• **Job**:
Write out word for word each line of the records, beginning at the first and stopping after the line with "const yStep = 10;". Leave the pictures out.

• **Data lines**:
- - - - -

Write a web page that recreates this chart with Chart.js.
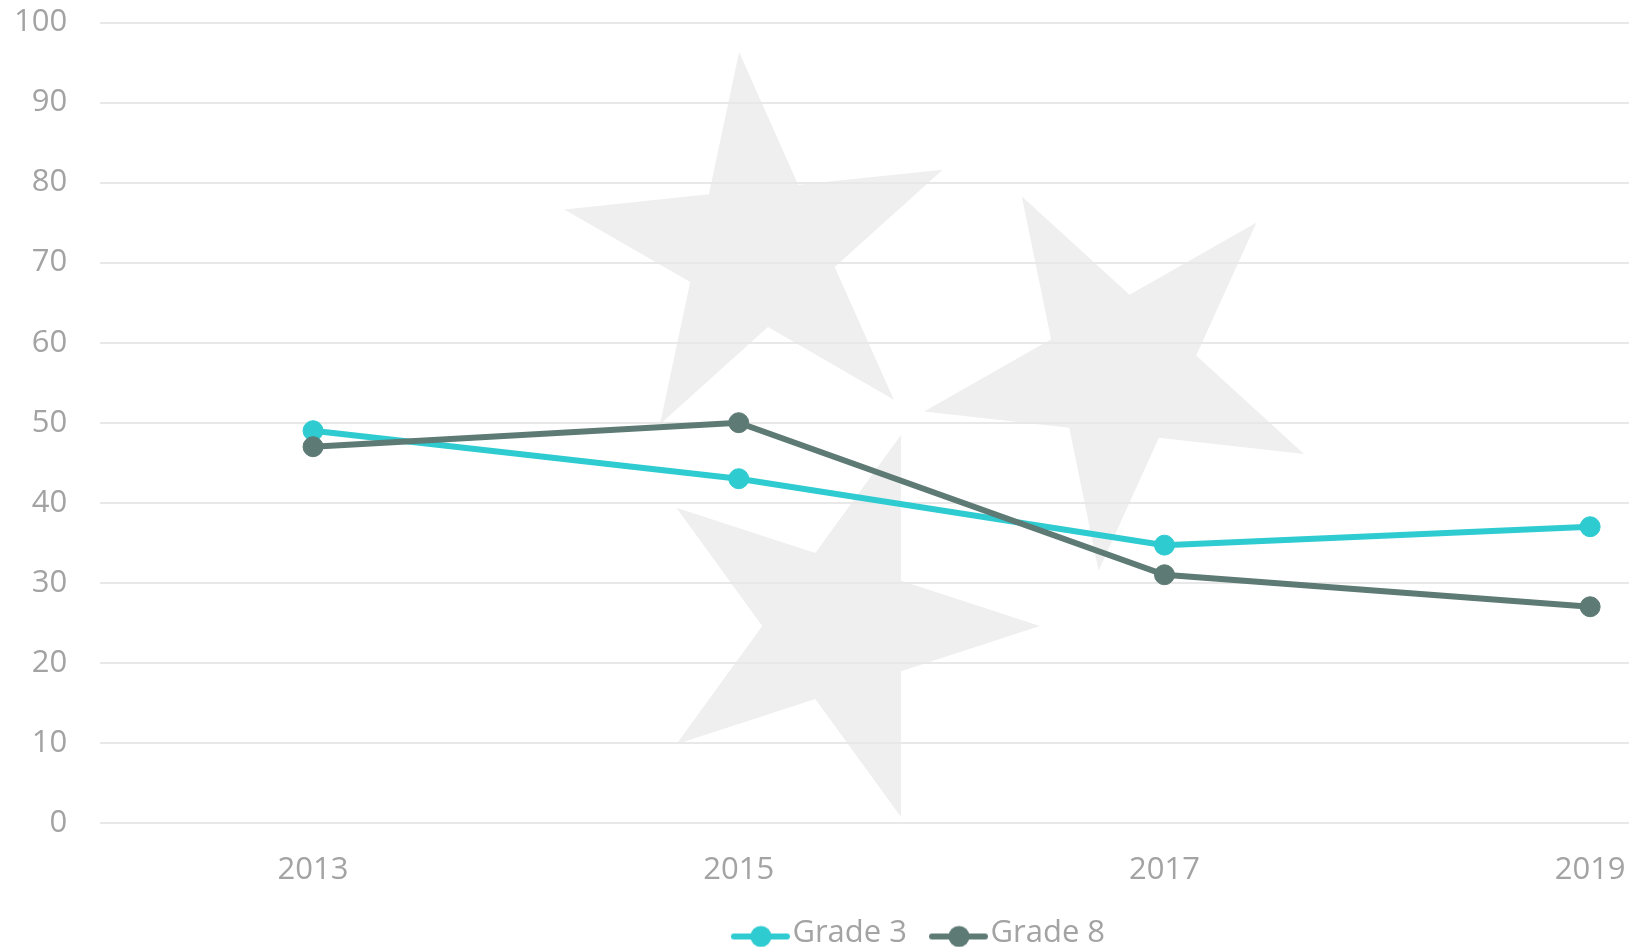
<!DOCTYPE html>
<html>
<head>
<meta charset="utf-8">
<script src="https://cdn.jsdelivr.net/npm/chart.js@4"></script>
<style>
  html, body { margin: 0; padding: 0; background: #fff; overflow: hidden; }
  /* the original chart is wider than the window, so it is cropped on the right */
  canvas { display: block; margin-left: -19px; margin-top: -29px; }
</style>
</head>
<body>
<canvas id="line-chart" width="1853" height="988"></canvas>
<script>
// data
const years = ['2013', '2015', '2017', '2019'];
const grade3 = [49, 43, 34.7, 37];
const grade8 = [47, 50, 31, 27];
const yMin = 0;
const yMax = 100;
const yStep = 10;

const tealColor = '#2ecbd1';
const slateColor = '#5e7a75';
const textColor = '#a3a3a3';
const fontFamily = '"Open Sans", "Noto Sans", sans-serif';
const fontSize = 31;

/* =============================== */
/* legend icon: line with a dot */
/* =============================== */
function legendIcon(color) {
  const c = document.createElement('canvas');
  c.width = 98;
  c.height = 32;
  const ctx = c.getContext('2d');
  ctx.strokeStyle = color;
  ctx.lineWidth = 6;
  ctx.lineCap = 'round';
  ctx.beginPath();
  ctx.moveTo(40, 19);
  ctx.lineTo(93, 19);
  ctx.stroke();
  ctx.fillStyle = color;
  ctx.beginPath();
  ctx.arc(67, 19, 10.5, 0, Math.PI * 2);
  ctx.fill();
  return c;
}
const icons = [legendIcon(tealColor), legendIcon(slateColor)];

/* =============================== */
/* watermark stars behind the plot */
/* =============================== */
const stars = [
  { x: 779, y: 280, r: 200, a: -96 },
  { x: 1140, y: 400, r: 201, a: -119.6 },
  { x: 858, y: 655, r: 201, a: 0 }
];
const starsBg = {
  id: 'starsBg',
  beforeDraw(chart) {
    const ctx = chart.ctx;
    ctx.save();
    ctx.fillStyle = '#efefef';
    stars.forEach(function (s) {
      ctx.beginPath();
      for (let i = 0; i < 10; i++) {
        const rad = (s.a + i * 36) * Math.PI / 180;
        const rr = i % 2 === 0 ? s.r : s.r * 0.382;
        const px = s.x + rr * Math.cos(rad);
        const py = s.y + rr * Math.sin(rad);
        if (i === 0) ctx.moveTo(px, py); else ctx.lineTo(px, py);
      }
      ctx.closePath();
      ctx.fill();
    });
    ctx.restore();
  }
};

// nudge the legend row so it sits where the original had it
const legendNudge = {
  id: 'legendNudge',
  afterLayout(chart) {
    chart.legend.left += 15;
    chart.legend.right += 15;
  }
};

new Chart(document.getElementById('line-chart'), {
  type: 'line',
  data: {
    labels: years,
    datasets: [{
      label: 'Grade 3',
      data: grade3,
      borderColor: tealColor,
      backgroundColor: tealColor,
      borderWidth: 6,
      pointRadius: 10,
      pointBorderWidth: 1,
      tension: 0,
      fill: false,
      order: 2
    }, {
      label: 'Grade 8',
      data: grade8,
      borderColor: slateColor,
      backgroundColor: slateColor,
      borderWidth: 6,
      pointRadius: 10,
      pointBorderWidth: 1,
      tension: 0,
      fill: false,
      order: 1
    }]
  },
  options: {
    responsive: false,
    animation: false,
    devicePixelRatio: 1,
    layout: { padding: { left: 0, right: 31, top: 0, bottom: 0 } },
    scales: {
      x: {
        offset: true,
        grid: { display: false, drawTicks: false },
        border: { display: false },
        ticks: { color: textColor, padding: 29, font: { family: fontFamily, size: fontSize } }
      },
      y: {
        min: yMin,
        max: yMax,
        grid: { color: '#e8e8e8', lineWidth: 2, drawTicks: false },
        border: { display: false },
        ticks: { stepSize: yStep, color: textColor, padding: 33, font: { family: fontFamily, size: fontSize } }
      }
    },
    plugins: {
      tooltip: { enabled: false },
      legend: {
        position: 'bottom',
        reverse: true,
        labels: {
          usePointStyle: true,
          pointStyleWidth: 68,
          padding: 0,
          color: textColor,
          font: { family: fontFamily, size: fontSize },
          generateLabels(chart) {
            const items = Chart.defaults.plugins.legend.labels.generateLabels(chart);
            items.forEach(function (it) { it.pointStyle = icons[it.datasetIndex]; });
            return items;
          }
        }
      }
    }
  },
  plugins: [starsBg, legendNudge]
});
</script>
</body>
</html>
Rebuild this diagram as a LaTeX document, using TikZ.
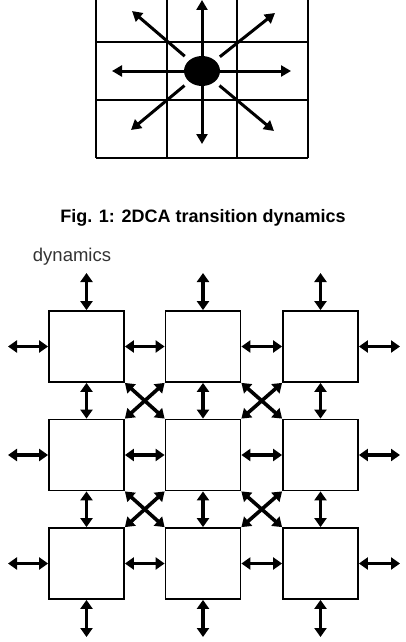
\documentclass[tikz,border=0pt]{standalone}
\usepackage{fontspec}
\setmainfont{Liberation Sans}
\usetikzlibrary{arrows.meta,shapes.geometric}

\begin{document}
\begin{tikzpicture}[x=1pt,y=-1pt,
    cell/.style={draw,line width=1.8pt,minimum width=75pt,minimum height=71pt,inner sep=0pt},
    link/.style={line width=3.6pt,{Triangle[length=9pt,width=12pt]}-{Triangle[length=9pt,width=12pt]}},
    ray/.style={line width=3pt,-{Triangle[length=10pt,width=11pt]}}]
                \useasboundingbox (0,0) rectangle (406,642);

                % neighbourhood grid
                \draw[line width=1.5pt] (96,0)--(96,158) (167,0)--(167,158) (237,0)--(237,158) (308,0)--(308,158);
                \draw[line width=1.5pt] (96,42)--(308,42) (96,100)--(308,100) (96,158)--(308,158);
                \node[fill,ellipse,minimum width=36pt,minimum height=30pt,inner sep=0pt] (dot) at (202,71) {};

                \coordinate (n) at (202,0);
                \coordinate (s) at (202,144);
                \coordinate (w) at (112,71);
                \coordinate (e) at (291,71);
                \coordinate (nw) at (132,11);
                \coordinate (ne) at (275,13);
                \coordinate (sw) at (131,130);
                \coordinate (se) at (274,131);

                \draw[ray] (dot)--(n);
                \draw[ray] (dot)--(s);
                \draw[ray] (dot)--(w);
                \draw[ray] (dot)--(e);
                \draw[ray,shorten <=6pt] (dot)--(nw);
                \draw[ray,shorten <=6pt] (dot)--(ne);
                \draw[ray,shorten <=6pt] (dot)--(sw);
                \draw[ray,shorten <=6pt] (dot)--(se);

                \node[font=\bfseries\fontsize{18}{20}\selectfont] (cap) at (203,218) {Fig. 1: 2DCA transition dynamics};

                % cell array
                \node[text=black!80,font=\fontsize{18.5}{20}\selectfont] (lbl) at (72,257) {dynamics};

                \node[cell] (c11) at (86.5,346.5) {};
                \node[cell] (c12) at (203,346.5) {};
                \node[cell] (c13) at (320.5,346.5) {};
                \node[cell] (c21) at (86.5,455) {};
                \node[cell] (c22) at (203,455) {};
                \node[cell] (c23) at (320.5,455) {};
                \node[cell] (c31) at (86.5,563.5) {};
                \node[cell] (c32) at (203,563.5) {};
                \node[cell] (c33) at (320.5,563.5) {};

                \coordinate (t1) at (86.5,273);
                \coordinate (t2) at (203,273);
                \coordinate (t3) at (320.5,273);
                \coordinate (b1) at (86.5,637);
                \coordinate (b2) at (203,637);
                \coordinate (b3) at (320.5,637);
                \coordinate (l1) at (8,346.5);
                \coordinate (l2) at (8,455);
                \coordinate (l3) at (8,563.5);
                \coordinate (r1) at (400,346.5);
                \coordinate (r2) at (400,455);
                \coordinate (r3) at (400,563.5);

                \draw[link] (t1)--(c11);
                \draw[link] (t2)--(c12);
                \draw[link] (t3)--(c13);
                \draw[link] (c31)--(b1);
                \draw[link] (c32)--(b2);
                \draw[link] (c33)--(b3);
                \draw[link] (l1)--(c11);
                \draw[link] (l2)--(c21);
                \draw[link] (l3)--(c31);
                \draw[link] (c13)--(r1);
                \draw[link] (c23)--(r2);
                \draw[link] (c33)--(r3);

                \draw[link] (c11)--(c12);
                \draw[link] (c12)--(c13);
                \draw[link] (c21)--(c22);
                \draw[link] (c22)--(c23);
                \draw[link] (c31)--(c32);
                \draw[link] (c32)--(c33);
                \draw[link] (c11)--(c21);
                \draw[link] (c21)--(c31);
                \draw[link] (c12)--(c22);
                \draw[link] (c22)--(c32);
                \draw[link] (c13)--(c23);
                \draw[link] (c23)--(c33);

                \draw[link] (c11.south east)--(c22.north west);
                \draw[link] (c12.south west)--(c21.north east);
                \draw[link] (c12.south east)--(c23.north west);
                \draw[link] (c13.south west)--(c22.north east);
                \draw[link] (c21.south east)--(c32.north west);
                \draw[link] (c22.south west)--(c31.north east);
                \draw[link] (c22.south east)--(c33.north west);
                \draw[link] (c23.south west)--(c32.north east);
            \end{tikzpicture}
\end{document}
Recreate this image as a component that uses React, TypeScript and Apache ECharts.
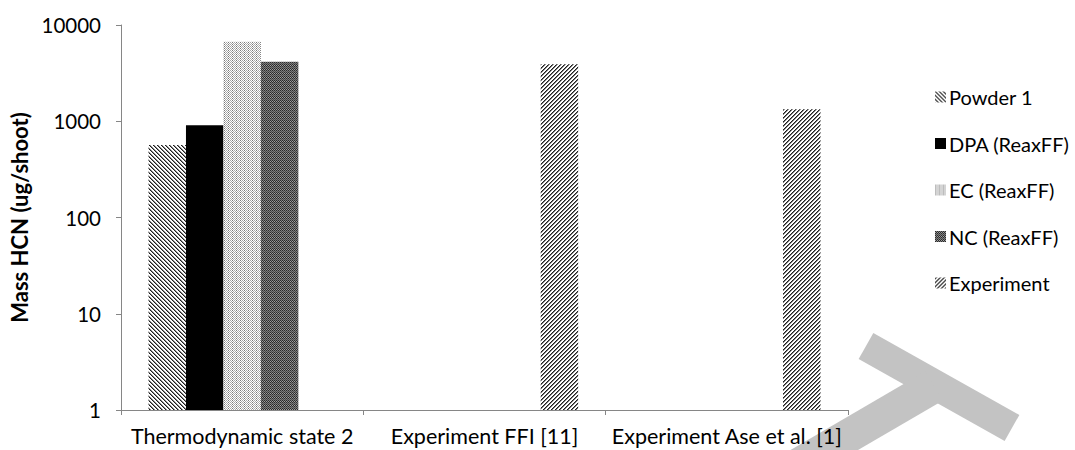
import React, { useEffect, useRef } from "react";
import * as echarts from "echarts";

// Mass of HCN per shoot, log scale
const categories = ["Thermodynamic state 2", "Experiment FFI [11]", "Experiment Ase et al. [1]"];
const powder1 = [567, null, null];
const dpaReaxFF = [908, null, null];
const ecReaxFF = [6710, null, null];
const ncReaxFF = [4155, null, null];
const experiment = [null, 3900, 1330];
const yTicks = [1, 10, 100, 1000, 10000];

const FONT = "Lato, 'Open Sans', sans-serif";

// Builds a small repeating tile as a data URL, one colour per pixel
function tile(size: number, colorAt: (x: number, y: number) => string) {
  const c = document.createElement("canvas");
  c.width = size;
  c.height = size;
  const ctx = c.getContext("2d")!;
  for (let y = 0; y < size; y++) {
    for (let x = 0; x < size; x++) {
      ctx.fillStyle = colorAt(x, y);
      ctx.fillRect(x, y, 1, 1);
    }
  }
  return { image: c.toDataURL(), repeat: "repeat", imageWidth: size, imageHeight: size } as any;
}

export default function App() {
  const ref = useRef<HTMLDivElement>(null);

  useEffect(() => {
    if (!ref.current) return;
    const chart = echarts.init(ref.current, undefined, { renderer: "svg" });

    // "\\\\" dense downward diagonal
    const downDiag = tile(4, (x, y) => {
      const m = (((x - y) % 4) + 4) % 4;
      return m === 0 ? "#1e1e1e" : m === 1 ? "#8a8a8a" : "#ffffff";
    });
    // "////" upward diagonal
    const upDiag = tile(4, (x, y) => {
      const m = (x + y) % 4;
      return m === 0 ? "#1e1e1e" : m === 1 ? "#7a7a7a" : "#ffffff";
    });
    // light dotted checker
    const dots = tile(4, (x, y) => {
      if ((x + y) % 2 !== 0) return "#ffffff";
      return (x + 2 * y) % 4 === 0 ? "#7a7a7a" : "#a8a8a8";
    });
    // dark checker
    const checker = tile(4, (x, y) => {
      if ((x + y) % 2 === 0) return y === 3 ? "#4a4a4a" : "#2b2b2b";
      return y === 1 ? "#a0a0a0" : "#7e7e7e";
    });

    const mk = (name: string, data: (number | null)[], color: any) => ({
      name,
      type: "bar",
      data,
      barGap: "0%",
      barCategoryGap: "22.7%",
      itemStyle: { color },
    });

    chart.setOption({
      animation: false,
      backgroundColor: "#ffffff",
      textStyle: { fontFamily: FONT },
      grid: {
        left: 121,
        right: 227,
        top: 25,
        bottom: 40,
        containLabel: false,
        outerBoundsMode: "none",
      },
      legend: {
        orient: "vertical",
        left: 930,
        top: 82,
        itemWidth: 11,
        itemHeight: 11,
        itemGap: 26.5,
        icon: "rect",
        textStyle: { fontFamily: FONT, fontSize: 20, color: "#000", lineHeight: 20, padding: [0, 0, 0, -2] },
        data: ["Powder 1", "DPA (ReaxFF)", "EC (ReaxFF)", "NC (ReaxFF)", "Experiment"],
      },
      xAxis: {
        type: "category",
        data: categories,
        axisLine: { lineStyle: { color: "#868686", width: 1 } },
        axisTick: { show: true, length: 5, lineStyle: { color: "#868686" } },
        axisLabel: { fontFamily: FONT, fontSize: 21.5, color: "#000", margin: 15, interval: 0 },
      },
      yAxis: {
        type: "log",
        logBase: 10,
        min: yTicks[0],
        max: yTicks[yTicks.length - 1],
        name: "Mass HCN (ug/shoot)",
        nameLocation: "middle",
        nameRotate: 90,
        nameGap: 88,
        nameTextStyle: { fontFamily: FONT, fontSize: 22, fontWeight: "bold", color: "#000" },
        splitLine: { show: false },
        axisLine: { show: true, lineStyle: { color: "#868686", width: 1 } },
        axisTick: { show: true, length: 5, lineStyle: { color: "#868686" } },
        axisLabel: {
          fontFamily: FONT,
          fontSize: 20.5,
          color: "#000",
          margin: 20,
          formatter: (v: number) => String(yTicks.find((t) => Math.abs(t - v) < 1e-6 * t) ?? Math.round(v)),
        },
      },
      series: [
        mk("Powder 1", powder1, downDiag),
        mk("DPA (ReaxFF)", dpaReaxFF, "#000000"),
        mk("EC (ReaxFF)", ecReaxFF, dots),
        mk("NC (ReaxFF)", ncReaxFF, checker),
        mk("Experiment", experiment, upDiag),
      ],
      graphic: [
        {
          type: "group",
          z: 100,
          children: [
            {
              type: "line",
              shape: { x1: 866, y1: 346, x2: 1012, y2: 428 },
              style: { stroke: "#c3c3c3", lineWidth: 30, lineCap: "butt" },
            },
            {
              type: "line",
              shape: { x1: 934, y1: 386, x2: 790, y2: 470 },
              style: { stroke: "#c3c3c3", lineWidth: 34, lineCap: "butt" },
            },
          ],
        },
      ],
    });

    return () => chart.dispose();
  }, []);

  return (
    <div
      ref={ref}
      style={{ position: "fixed", left: 0, top: 0, width: 1075, height: 450, background: "#fff" }}
    />
  );
}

- - - - -

• **Response to the exercise**:
Write a web page that recreates this chart with Chart.js.
<!DOCTYPE html>
<html>
<head>
<meta charset="utf-8">
<script src="https://cdn.jsdelivr.net/npm/chart.js@4"></script>
<style>
  html, body { margin: 0; padding: 0; background: #fff; overflow: hidden; }
  /* the original chart is wider than the window, so it is cropped on the right */
  canvas { display: block; margin-left: -19px; margin-top: -29px; }
</style>
</head>
<body>
<canvas id="line-chart" width="1853" height="988"></canvas>
<script>
// data
const years = ['2013', '2015', '2017', '2019'];
const grade3 = [49, 43, 34.7, 37];
const grade8 = [47, 50, 31, 27];
const yMin = 0;
const yMax = 100;
const yStep = 10;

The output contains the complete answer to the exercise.